# Vyzmetkovat



## larrynose

Hi,
If anyone could tell me what  Vyzmetkovat means I would be grateful..
This is the sentence I am trying to translate.

Vyhovující : Předat k další operaci.
Nevyhovující : Vyzmetkovat.

Heres my attempt
Satisfactory: Forward to the next operation. 
Unsatisfactory:

Thanks in advance.


----------



## Enquiring Mind

Hi larry, what's the context here please? In what sort of situation is this text found? In the absence of context, I would guess that these are some kind of inspection instructions. Something (what?) is being inspected??  Your first sentence is ok - if the object(s) is/are satisfactory or meet the requirements, they can be sent for the next operation/step/process/stage. 
The objects that are unsatisfactory need to be* vyzmetkovat*: *rejected*, *discarded*, *thrown away*, *consigned to waste *(according to the context).  That's my best guess, but we need context.


----------



## Hrdlodus

Enquirinf Mind is right.

_Zmetek_ means foiled product. (Thing, that has not good parameters. (I this new iPhone working? 1) Yes, it's good product. 2) No, it is _zmetek_.) )

Word _vyzmetkovat_ does not exist, but we understand the meaning. (In context.)
_Vyzmetkovat _says: "Put it into the bag "_Zmetky_". We will throw the bag in the trash."


----------



## bibax

The verb *vyzmetkovat* exists, it is a jargon word (like e.g. vydodat, vyzásobit, naskladnit, etc.).

*zmetek* = reject (the person or thing that is rejected or set aside as inferior in quality);
also *aušus* (ausšus) from Ger. Ausschuss;

*vyzmetkovat* = to discard an unsatisfactory article/product/part as a reject;


----------



## Hrdlodus

Enquiring Mind said:


> Hi larry, what's the context here please?

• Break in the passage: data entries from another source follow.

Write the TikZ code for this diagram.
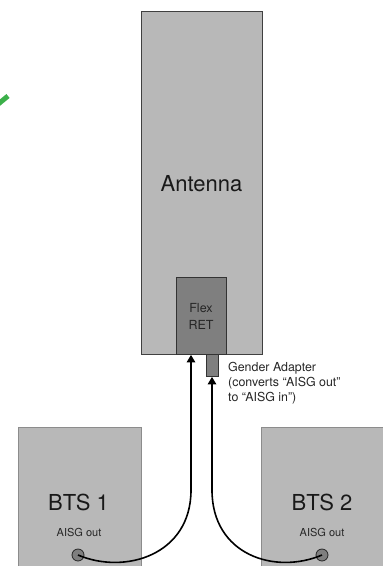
\documentclass[tikz,border=0pt]{standalone}
\usepackage{fontspec}
\setmainfont{TeX Gyre Heros}
\usetikzlibrary{arrows.meta,positioning}
\definecolor{boxgray}{HTML}{B8B8B8}
\definecolor{darkgray}{HTML}{7F7F7F}
\definecolor{slashgreen}{HTML}{3CB04A}
\tikzset{
  x=1pt,y=-1pt,
  box/.style={draw=#1,line width=0.8pt,fill=boxgray,inner sep=0pt},
  inner/.style={draw=black!80,line width=0.9pt,fill=darkgray,inner sep=0pt},
  port/.style={circle,draw=black!85,line width=0.8pt,fill=darkgray,minimum size=12pt,inner sep=0pt},
  big/.style={font=\fontsize{22}{26}\selectfont,text=black!90,inner sep=0pt},
  small/.style={font=\fontsize{11}{13}\selectfont,text=black!85,inner sep=0pt},
  cable/.style={draw=black,line width=1.6pt},
  tipped/.style={cable,-{Triangle[length=7.5pt,width=8.5pt]}}
}
\begin{document}
\begin{tikzpicture}
\useasboundingbox (0,0) rectangle (383,566);
\clip (0,0) rectangle (383,566);
\draw[slashgreen,line width=5pt] (-3,105) -- (8,96);
\node[box=black!75,anchor=north west,minimum width=120.5pt,minimum height=343pt] (antenna) at (141,11) {};
\node[big] (antlabel) at (201.5,184) {Antenna};
\node[inner,anchor=north west,minimum width=50pt,minimum height=77pt] (ret) at (176,277) {};
\node[inner sep=0pt,align=center,text=black!85,font=\fontsize{12.5}{16.5}\selectfont] (retlabel) at (201,316.5) {Flex\\RET};
\node[inner,anchor=north west,minimum width=12pt,minimum height=22pt] (adapter) at (206,354) {};
\node[inner sep=0pt,anchor=north west,align=left,text=black!85,font=\fontsize{12.4}{15}\selectfont] (adlabel) at (228,362.5) {Gender Adapter\\(converts “AISG out”\\to “AISG in”)};
\node[box=black!45,anchor=north west,minimum width=123pt,minimum height=145pt] (bts1) at (18,427) {};
\node[box=black!45,anchor=north west,minimum width=125pt,minimum height=145pt] (bts2) at (261,427) {};
\node[big] (l1) at (78.5,502) {BTS 1};
\node[big] (l2) at (322,502) {BTS 2};
\node[small] (o1) at (79,532) {AISG out};
\node[small] (o2) at (322,532) {AISG out};
\node[port] (p1) at (78,555) {};
\node[port] (p2) at (322,555) {};
\coordinate (a1) at (191,490);
\coordinate (a2) at (212,490);
\draw[cable] (p1.center) .. controls (125,575) and (191,555) .. (a1);
\draw[cable] (p2.center) .. controls (275,575) and (212,555) .. (a2);
\draw[tipped] (a1) -- (ret.south -| a1);
\draw[tipped] (a2) -- (adapter.south -| a2);
\end{tikzpicture}
\end{document}
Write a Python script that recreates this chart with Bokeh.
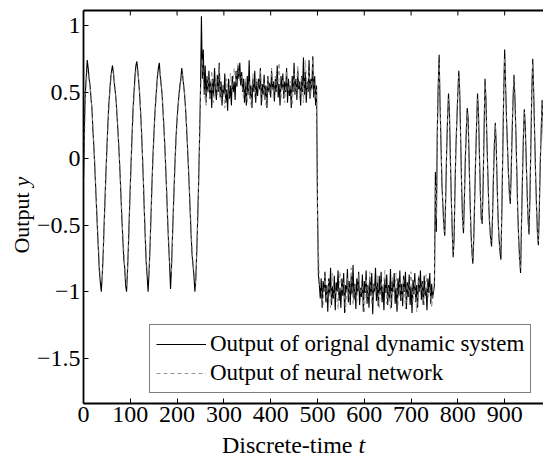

Kontext jsem nalezl v Googlu. Naleznete to hned jako druhý i třetí odkaz. Týká se to IT a tvorby kabelů.


----------



## Enquiring Mind

Díky za radu Hrdlodusi. Vycházím ale z toho, že by nemělo být na nás, abychom museli ten kontext (někdy) pracně hledat. Bůh pomáhá těm, kdo si sami pomáhají... Jinak budeme celý den obskakovat lenochy . Není to kriket!


----------



## Hrdlodus

Tak teď mi Google našel zase něco jiného.
A to mj. vyzmetkovat v němčině = ausschießen.


----------



## nueby

Bez kontextu je bibaxem navržené "discard" nejvhodnější odpovědí, o něco barvitěji možná "dump". EM ma pochopitelně pravdu, že není naší zodpovědností bádat, co že má být konkrétně zmetkováno, že bychom pak mohli navrhnout ještě přesnější sloveso. Discard je dost neutrální, a chybí mu totéž co chybí odhodit ve zrovnání s vyzmetkovat.


----------



## larrynose

Thanks all.
Yes, the context is something of a checklist of instructions. So, I guess in that case we would be rejecting a defective part...


----------